Sin embargo, el camino no fue sencillo y no estuvo exento de incomprensiones. Lo más complicado entonces resultó integrar a los exiliados en instituciones de enseñanza superior mexicanas con las que pudieran colaborar. En principio, no asumirían labores docentes permanentes; impartirían seminarios y dictarían conferencias mientras durase su estancia allí.[5] Con todo, la labor de La Casa suscitó no pocas suspicacias en parte de la opinión pública mexicana, que veía, por un lado, que las generosas condiciones de asilo a los académicos españoles eran oportunidades que la administración de Cárdenas no ofrecía a los propios mexicanos.

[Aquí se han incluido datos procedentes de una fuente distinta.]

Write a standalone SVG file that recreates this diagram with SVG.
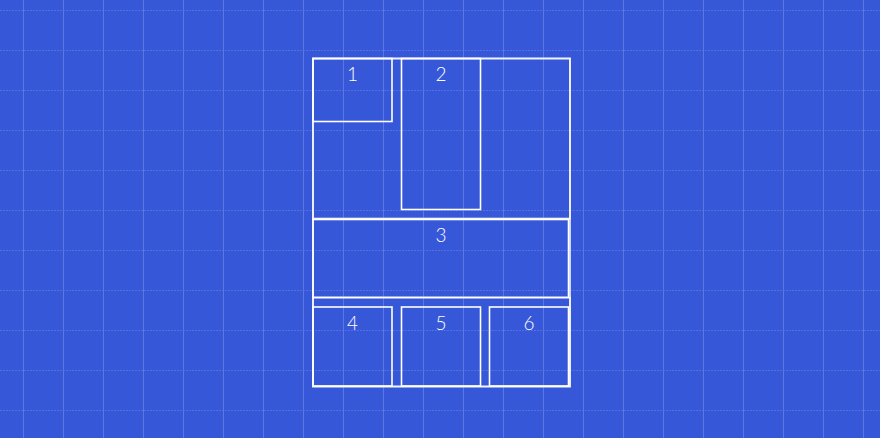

Cierto era que aquellos profesores españoles fueron tratados de manera privilegiada en relación con la situación de sus homólogos mexicanos, pues el permitirles ejercer ciertas labores docentes e investigadoras de manera exclusiva era algo absolutamente excepcional entonces en México. Por fin, a lo largo de la década de los cuarenta, la administración del presidente Manuel Ávila Camacho extendió esas condiciones profesionales a otras entidades universitarias como la UNAM y, finalmente, se dio un paso legislativo esencial cuando se procedió a la profesionalización de la carrera educativa en 1945. Por otro lado, los exiliados fueron acusados de servir a intereses soviéticos. Aquella atribución, en el contexto de la Segunda Guerra Mundial y muy poco tiempo antes de que México entrase en la contienda a favor de los aliados tras el hundimiento de dos buques petroleros mexicanos, el Faja de Oro y el Potrero de Llano, no era en absoluto una cuestión menor.